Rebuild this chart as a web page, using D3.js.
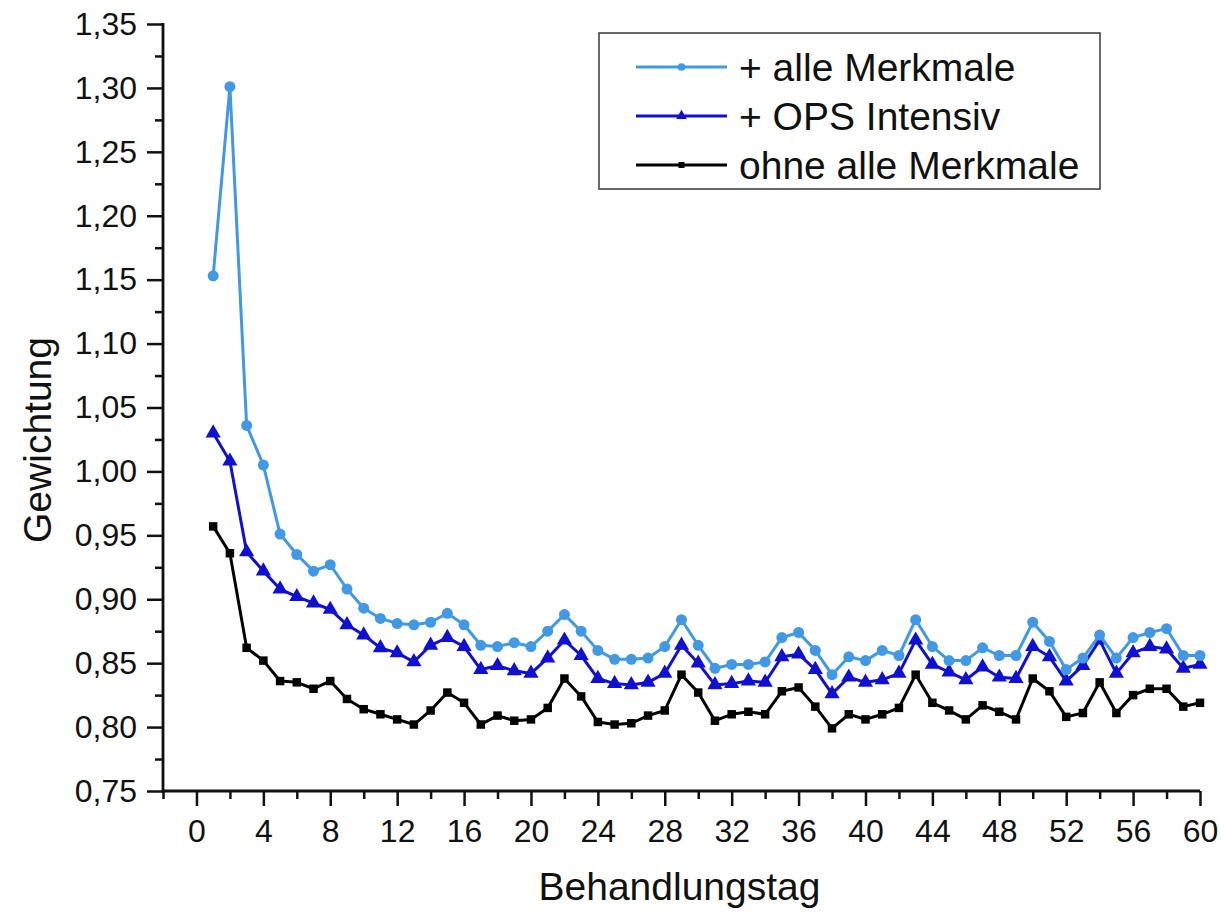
<!DOCTYPE html>
<html>
<head>
<meta charset="utf-8">
<script src="https://cdn.jsdelivr.net/npm/d3@7"></script>
<style>
  html, body { margin: 0; padding: 0; background: #fff; }
  svg { display: block; font-family: "Liberation Sans", Arial, sans-serif; }
</style>
</head>
<body>
<svg id="chart" width="1221" height="912"></svg>
<script>
// ---- data ----
const days = d3.range(1, 61);
const alleMerkmale = [
  1.153, 1.301, 1.036, 1.005, 0.951, 0.935, 0.922, 0.927, 0.908, 0.893,
  0.885, 0.881, 0.880, 0.882, 0.889, 0.880, 0.864, 0.863, 0.866, 0.863,
  0.875, 0.888, 0.875, 0.860, 0.853, 0.853, 0.854, 0.863, 0.884, 0.864,
  0.846, 0.849, 0.849, 0.851, 0.870, 0.874, 0.860, 0.841, 0.855, 0.852,
  0.860, 0.856, 0.884, 0.863, 0.852, 0.852, 0.862, 0.856, 0.856, 0.882,
  0.867, 0.845, 0.854, 0.872, 0.854, 0.870, 0.874, 0.877, 0.856, 0.856
];
const opsIntensiv = [
  1.030, 1.008, 0.937, 0.922, 0.908, 0.902, 0.897, 0.892, 0.880, 0.872,
  0.862, 0.858, 0.851, 0.864, 0.870, 0.863, 0.845, 0.848, 0.844, 0.842,
  0.854, 0.868, 0.856, 0.838, 0.834, 0.833, 0.835, 0.842, 0.864, 0.850,
  0.833, 0.834, 0.836, 0.835, 0.855, 0.857, 0.845, 0.826, 0.839, 0.835,
  0.837, 0.842, 0.868, 0.849, 0.843, 0.837, 0.847, 0.839, 0.838, 0.863,
  0.855, 0.836, 0.848, 0.868, 0.842, 0.858, 0.863, 0.861, 0.846, 0.849
];
const ohneMerkmale = [
  0.957, 0.936, 0.862, 0.852, 0.836, 0.835, 0.830, 0.836, 0.822, 0.814,
  0.810, 0.806, 0.802, 0.813, 0.827, 0.819, 0.802, 0.809, 0.805, 0.806,
  0.815, 0.838, 0.824, 0.804, 0.802, 0.803, 0.809, 0.813, 0.841, 0.827,
  0.805, 0.810, 0.812, 0.810, 0.828, 0.831, 0.816, 0.799, 0.810, 0.806,
  0.810, 0.815, 0.841, 0.819, 0.813, 0.806, 0.817, 0.812, 0.806, 0.838,
  0.828, 0.808, 0.811, 0.835, 0.811, 0.825, 0.830, 0.830, 0.816, 0.819
];
const seriesNames = ["+ alle Merkmale", "+ OPS Intensiv", "ohne alle Merkmale"];
const xMajorTicks = d3.range(0, 61, 4);
const xMinorTicks = d3.range(-2, 61, 2).filter(v => v % 4 !== 0);
const yMajorTicks = [0.75, 0.80, 0.85, 0.90, 0.95, 1.00, 1.05, 1.10, 1.15, 1.20, 1.25, 1.30, 1.35];
const yMinorTicks = d3.range(0, 12).map(i => 0.775 + i * 0.05);
const xTitle = "Behandlungstag";
const yTitle = "Gewichtung";

// ---- layout ----
const svg = d3.select("#chart");
const plotLeft = 163, plotRight = 1200, plotTop = 24, plotBottom = 791;
const x = d3.scaleLinear().domain([-2, 60]).range([plotLeft, plotRight]);
const y = d3.scaleLinear().domain([0.75, 1.35]).range([plotBottom, plotTop]);
const fmt = d3.format(".2f");
const comma = v => fmt(v).replace(".", ",");

const series = [
  { name: seriesNames[0], values: alleMerkmale, color: "#4199e6", shape: "circle" },
  { name: seriesNames[1], values: opsIntensiv, color: "#1010d2", shape: "triangle" },
  { name: seriesNames[2], values: ohneMerkmale, color: "#000000", shape: "square" }
];

// ---- axes ----
const axisColor = "#111";
const gx = svg.append("g").attr("transform", `translate(0,${plotBottom})`);
gx.append("g").call(d3.axisBottom(x).tickValues(xMinorTicks).tickSize(8).tickFormat(""))
  .call(g => g.select(".domain").remove());
gx.append("g").call(d3.axisBottom(x).tickValues(xMajorTicks).tickSize(15).tickPadding(13).tickFormat(d3.format("d")))
  .call(g => g.select(".domain").remove());
gx.selectAll("line").attr("stroke", axisColor).attr("stroke-width", 2.5);
gx.selectAll("text").attr("font-size", 32).attr("fill", "#111").attr("font-family", "Liberation Sans, Arial, sans-serif");
svg.append("line").attr("x1", plotLeft).attr("x2", plotRight).attr("y1", plotBottom).attr("y2", plotBottom)
  .attr("stroke", axisColor).attr("stroke-width", 2.8);

const gy = svg.append("g").attr("transform", `translate(${plotLeft},0)`);
gy.append("g").call(d3.axisLeft(y).tickValues(yMinorTicks).tickSize(8).tickFormat(""))
  .call(g => g.select(".domain").remove());
gy.append("g").call(d3.axisLeft(y).tickValues(yMajorTicks).tickSize(16).tickPadding(10).tickFormat(comma))
  .call(g => g.select(".domain").remove());
gy.selectAll("line").attr("stroke", axisColor).attr("stroke-width", 2.5);
gy.selectAll("text").attr("font-size", 32).attr("fill", "#111").attr("font-family", "Liberation Sans, Arial, sans-serif");
svg.append("line").attr("x1", plotLeft).attr("x2", plotLeft).attr("y1", plotTop - 1).attr("y2", plotBottom + 1.4)
  .attr("stroke", axisColor).attr("stroke-width", 2.8);

// titles
svg.append("text").attr("x", (plotLeft + plotRight) / 2 - 2).attr("y", 900)
  .attr("text-anchor", "middle").attr("font-size", 39).attr("fill", "#111").text(xTitle);
svg.append("text").attr("transform", `translate(51,440) rotate(-90)`)
  .attr("text-anchor", "middle").attr("font-size", 39).attr("fill", "#111").text(yTitle);

// ---- series ----
const line = d3.line().x((d, i) => x(days[i])).y(d => y(d));
const triangle = d3.symbol().type(d3.symbolTriangle);
const squareSym = d3.symbol().type(d3.symbolSquare);

function drawMarker(g, shape, cx, cy, color, scale) {
  if (shape === "circle") {
    g.append("circle").attr("cx", cx).attr("cy", cy).attr("r", 5.5 * scale).attr("fill", color);
  } else if (shape === "triangle") {
    g.append("path").attr("d", triangle.size(100 * scale * scale)()).attr("transform", `translate(${cx},${cy})`).attr("fill", color);
  } else {
    g.append("path").attr("d", squareSym.size(72 * scale * scale)()).attr("transform", `translate(${cx},${cy})`).attr("fill", color);
  }
}

series.slice().reverse().forEach(s => {
  const g = svg.append("g");
  g.append("path").datum(s.values).attr("d", line)
    .attr("fill", "none").attr("stroke", s.color).attr("stroke-width", 3).attr("stroke-linejoin", "round");
  s.values.forEach((v, i) => drawMarker(g, s.shape, x(days[i]), y(v), s.color, 1));
});

// ---- legend ----
const lg = svg.append("g");
lg.append("rect").attr("x", 599).attr("y", 33).attr("width", 501).attr("height", 156)
  .attr("fill", "#fff").attr("stroke", "#444").attr("stroke-width", 1.6);
series.forEach((s, i) => {
  const cy = 67 + i * 49;
  lg.append("line").attr("x1", 636).attr("x2", 727).attr("y1", cy).attr("y2", cy)
    .attr("stroke", s.color).attr("stroke-width", 3);
  drawMarker(lg, s.shape, 681.5, cy, s.color, 0.7);
  lg.append("text").attr("x", 739).attr("y", cy).attr("dy", "0.35em")
    .attr("font-size", 39).attr("fill", "#111").text(s.name);
});
</script>
</body>
</html>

§ **Requirements**
Read the data above and pull out each line that holds the string "chart".

§ **The solution**
Rebuild this chart as a web page, using D3.js.
<svg id="chart" width="1221" height="912"></svg>
const svg = d3.select("#chart");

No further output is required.